+++ DATA SHOWN +++
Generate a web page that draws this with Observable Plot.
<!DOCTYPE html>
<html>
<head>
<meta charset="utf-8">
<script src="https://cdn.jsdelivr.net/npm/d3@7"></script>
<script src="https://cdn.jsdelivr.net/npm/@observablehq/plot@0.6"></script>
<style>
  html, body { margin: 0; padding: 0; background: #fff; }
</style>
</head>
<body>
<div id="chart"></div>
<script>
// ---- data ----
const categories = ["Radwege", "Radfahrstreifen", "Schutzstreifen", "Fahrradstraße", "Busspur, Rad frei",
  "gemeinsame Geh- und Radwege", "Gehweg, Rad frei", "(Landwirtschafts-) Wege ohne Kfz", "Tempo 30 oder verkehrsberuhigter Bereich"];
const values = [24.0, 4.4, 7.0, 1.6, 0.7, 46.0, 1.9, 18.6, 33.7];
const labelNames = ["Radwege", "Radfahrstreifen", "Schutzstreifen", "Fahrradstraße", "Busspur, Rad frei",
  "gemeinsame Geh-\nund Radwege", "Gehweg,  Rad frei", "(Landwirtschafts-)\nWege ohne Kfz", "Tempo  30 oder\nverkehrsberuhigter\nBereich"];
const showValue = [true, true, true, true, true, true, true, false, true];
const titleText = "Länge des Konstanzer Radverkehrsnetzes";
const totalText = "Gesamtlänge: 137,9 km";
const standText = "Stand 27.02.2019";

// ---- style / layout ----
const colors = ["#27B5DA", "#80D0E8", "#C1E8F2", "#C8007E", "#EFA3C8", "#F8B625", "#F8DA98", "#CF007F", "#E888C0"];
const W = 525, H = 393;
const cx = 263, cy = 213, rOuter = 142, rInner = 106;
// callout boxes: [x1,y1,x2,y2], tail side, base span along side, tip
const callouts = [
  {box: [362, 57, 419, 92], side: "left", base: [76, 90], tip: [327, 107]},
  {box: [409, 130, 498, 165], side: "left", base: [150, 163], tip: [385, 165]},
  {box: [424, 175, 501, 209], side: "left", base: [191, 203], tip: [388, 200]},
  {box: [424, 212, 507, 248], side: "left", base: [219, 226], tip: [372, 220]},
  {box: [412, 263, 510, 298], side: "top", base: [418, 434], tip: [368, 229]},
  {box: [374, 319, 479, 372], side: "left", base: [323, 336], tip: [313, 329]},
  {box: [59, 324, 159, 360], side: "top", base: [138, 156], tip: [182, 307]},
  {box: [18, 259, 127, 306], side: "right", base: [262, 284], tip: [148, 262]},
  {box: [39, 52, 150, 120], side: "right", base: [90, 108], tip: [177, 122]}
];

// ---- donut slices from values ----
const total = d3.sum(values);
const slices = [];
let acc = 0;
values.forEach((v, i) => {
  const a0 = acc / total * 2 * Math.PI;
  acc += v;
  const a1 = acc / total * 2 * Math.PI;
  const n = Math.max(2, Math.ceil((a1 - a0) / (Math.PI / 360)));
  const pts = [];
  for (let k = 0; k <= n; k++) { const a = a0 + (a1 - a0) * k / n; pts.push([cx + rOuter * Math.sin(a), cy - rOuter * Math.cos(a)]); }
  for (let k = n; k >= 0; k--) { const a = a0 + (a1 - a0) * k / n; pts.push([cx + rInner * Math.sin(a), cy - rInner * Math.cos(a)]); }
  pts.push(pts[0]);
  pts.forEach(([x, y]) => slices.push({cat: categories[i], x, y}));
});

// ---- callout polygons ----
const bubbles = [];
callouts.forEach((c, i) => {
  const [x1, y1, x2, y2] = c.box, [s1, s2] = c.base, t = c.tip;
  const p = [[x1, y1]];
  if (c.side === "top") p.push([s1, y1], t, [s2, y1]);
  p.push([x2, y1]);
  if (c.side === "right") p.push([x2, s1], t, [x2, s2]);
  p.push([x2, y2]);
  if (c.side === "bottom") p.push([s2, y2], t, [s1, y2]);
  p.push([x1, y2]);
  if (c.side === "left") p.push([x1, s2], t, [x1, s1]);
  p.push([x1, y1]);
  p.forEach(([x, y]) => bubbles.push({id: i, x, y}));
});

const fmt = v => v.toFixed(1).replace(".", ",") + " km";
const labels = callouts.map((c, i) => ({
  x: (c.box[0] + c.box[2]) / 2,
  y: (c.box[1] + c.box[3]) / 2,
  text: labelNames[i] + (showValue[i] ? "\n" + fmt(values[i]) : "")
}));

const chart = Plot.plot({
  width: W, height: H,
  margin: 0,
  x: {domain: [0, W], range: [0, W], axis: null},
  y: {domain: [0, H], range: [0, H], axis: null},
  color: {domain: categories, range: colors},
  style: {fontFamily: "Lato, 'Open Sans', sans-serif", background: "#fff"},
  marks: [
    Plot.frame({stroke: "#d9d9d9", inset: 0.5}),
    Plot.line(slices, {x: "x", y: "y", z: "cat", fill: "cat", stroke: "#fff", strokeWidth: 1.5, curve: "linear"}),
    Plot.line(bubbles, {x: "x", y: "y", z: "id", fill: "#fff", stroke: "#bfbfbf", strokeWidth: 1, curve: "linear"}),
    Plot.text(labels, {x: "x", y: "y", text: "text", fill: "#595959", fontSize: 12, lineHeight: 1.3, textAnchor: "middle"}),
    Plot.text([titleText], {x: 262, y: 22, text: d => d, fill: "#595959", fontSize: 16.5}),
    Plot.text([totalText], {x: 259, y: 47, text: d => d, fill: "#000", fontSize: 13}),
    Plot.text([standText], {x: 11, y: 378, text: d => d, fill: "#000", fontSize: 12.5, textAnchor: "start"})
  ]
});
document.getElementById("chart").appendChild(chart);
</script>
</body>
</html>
+++
## DIRECTIVE
All of the data must be returned exactly.

## SOLUTION FOR THIS PROBLEM
Generate a web page that draws this with Observable Plot.
<!DOCTYPE html>
<html>
<head>
<meta charset="utf-8">
<script src="https://cdn.jsdelivr.net/npm/d3@7"></script>
<script src="https://cdn.jsdelivr.net/npm/@observablehq/plot@0.6"></script>
<style>
  html, body { margin: 0; padding: 0; background: #fff; }
</style>
</head>
<body>
<div id="chart"></div>
<script>
// ---- data ----
const categories = ["Radwege", "Radfahrstreifen", "Schutzstreifen", "Fahrradstraße", "Busspur, Rad frei",
  "gemeinsame Geh- und Radwege", "Gehweg, Rad frei", "(Landwirtschafts-) Wege ohne Kfz", "Tempo 30 oder verkehrsberuhigter Bereich"];
const values = [24.0, 4.4, 7.0, 1.6, 0.7, 46.0, 1.9, 18.6, 33.7];
const labelNames = ["Radwege", "Radfahrstreifen", "Schutzstreifen", "Fahrradstraße", "Busspur, Rad frei",
  "gemeinsame Geh-\nund Radwege", "Gehweg,  Rad frei", "(Landwirtschafts-)\nWege ohne Kfz", "Tempo  30 oder\nverkehrsberuhigter\nBereich"];
const showValue = [true, true, true, true, true, true, true, false, true];
const titleText = "Länge des Konstanzer Radverkehrsnetzes";
const totalText = "Gesamtlänge: 137,9 km";
const standText = "Stand 27.02.2019";

// ---- style / layout ----
const colors = ["#27B5DA", "#80D0E8", "#C1E8F2", "#C8007E", "#EFA3C8", "#F8B625", "#F8DA98", "#CF007F", "#E888C0"];
const W = 525, H = 393;
const cx = 263, cy = 213, rOuter = 142, rInner = 106;
// callout boxes: [x1,y1,x2,y2], tail side, base span along side, tip
const callouts = [
  {box: [362, 57, 419, 92], side: "left", base: [76, 90], tip: [327, 107]},
  {box: [409, 130, 498, 165], side: "left", base: [150, 163], tip: [385, 165]},
  {box: [424, 175, 501, 209], side: "left", base: [191, 203], tip: [388, 200]},
  {box: [424, 212, 507, 248], side: "left", base: [219, 226], tip: [372, 220]},
  {box: [412, 263, 510, 298], side: "top", base: [418, 434], tip: [368, 229]},
  {box: [374, 319, 479, 372], side: "left", base: [323, 336], tip: [313, 329]},
  {box: [59, 324, 159, 360], side: "top", base: [138, 156], tip: [182, 307]},
  {box: [18, 259, 127, 306], side: "right", base: [262, 284], tip: [148, 262]},
  {box: [39, 52, 150, 120], side: "right", base: [90, 108], tip: [177, 122]}
];

// ---- donut slices from values ----
const total = d3.sum(values);
const slices = [];
let acc = 0;
values.forEach((v, i) => {
  const a0 = acc / total * 2 * Math.PI;
  acc += v;
  const a1 = acc / total * 2 * Math.PI;
  const n = Math.max(2, Math.ceil((a1 - a0) / (Math.PI / 360)));
  const pts = [];
  for (let k = 0; k <= n; k++) { const a = a0 + (a1 - a0) * k / n; pts.push([cx + rOuter * Math.sin(a), cy - rOuter * Math.cos(a)]); }
  for (let k = n; k >= 0; k--) { const a = a0 + (a1 - a0) * k / n; pts.push([cx + rInner * Math.sin(a), cy - rInner * Math.cos(a)]); }
  pts.push(pts[0]);
  pts.forEach(([x, y]) => slices.push({cat: categories[i], x, y}));
});

// ---- callout polygons ----
const bubbles = [];
callouts.forEach((c, i) => {
  const [x1, y1, x2, y2] = c.box, [s1, s2] = c.base, t = c.tip;
  const p = [[x1, y1]];
  if (c.side === "top") p.push([s1, y1], t, [s2, y1]);
  p.push([x2, y1]);
  if (c.side === "right") p.push([x2, s1], t, [x2, s2]);
  p.push([x2, y2]);
  if (c.side === "bottom") p.push([s2, y2], t, [s1, y2]);
  p.push([x1, y2]);
  if (c.side === "left") p.push([x1, s2], t, [x1, s1]);
  p.push([x1, y1]);
  p.forEach(([x, y]) => bubbles.push({id: i, x, y}));
});

const fmt = v => v.toFixed(1).replace(".", ",") + " km";
const labels = callouts.map((c, i) => ({
  x: (c.box[0] + c.box[2]) / 2,
  y: (c.box[1] + c.box[3]) / 2,
  text: labelNames[i] + (showValue[i] ? "\n" + fmt(values[i]) : "")
}));

const chart = Plot.plot({
  width: W, height: H,
  margin: 0,
  x: {domain: [0, W], range: [0, W], axis: null},
  y: {domain: [0, H], range: [0, H], axis: null},
  color: {domain: categories, range: colors},
  style: {fontFamily: "Lato, 'Open Sans', sans-serif", background: "#fff"},
  marks: [
    Plot.frame({stroke: "#d9d9d9", inset: 0.5}),
    Plot.line(slices, {x: "x", y: "y", z: "cat", fill: "cat", stroke: "#fff", strokeWidth: 1.5, curve: "linear"}),
    Plot.line(bubbles, {x: "x", y: "y", z: "id", fill: "#fff", stroke: "#bfbfbf", strokeWidth: 1, curve: "linear"}),
    Plot.text(labels, {x: "x", y: "y", text: "text", fill: "#595959", fontSize: 12, lineHeight: 1.3, textAnchor: "middle"}),
    Plot.text([titleText], {x: 262, y: 22, text: d => d, fill: "#595959", fontSize: 16.5}),
    Plot.text([totalText], {x: 259, y: 47, text: d => d, fill: "#000", fontSize: 13}),
    Plot.text([standText], {x: 11, y: 378, text: d => d, fill: "#000", fontSize: 12.5, textAnchor: "start"})
  ]
});
document.getElementById("chart").appendChild(chart);
</script>
</body>
</html>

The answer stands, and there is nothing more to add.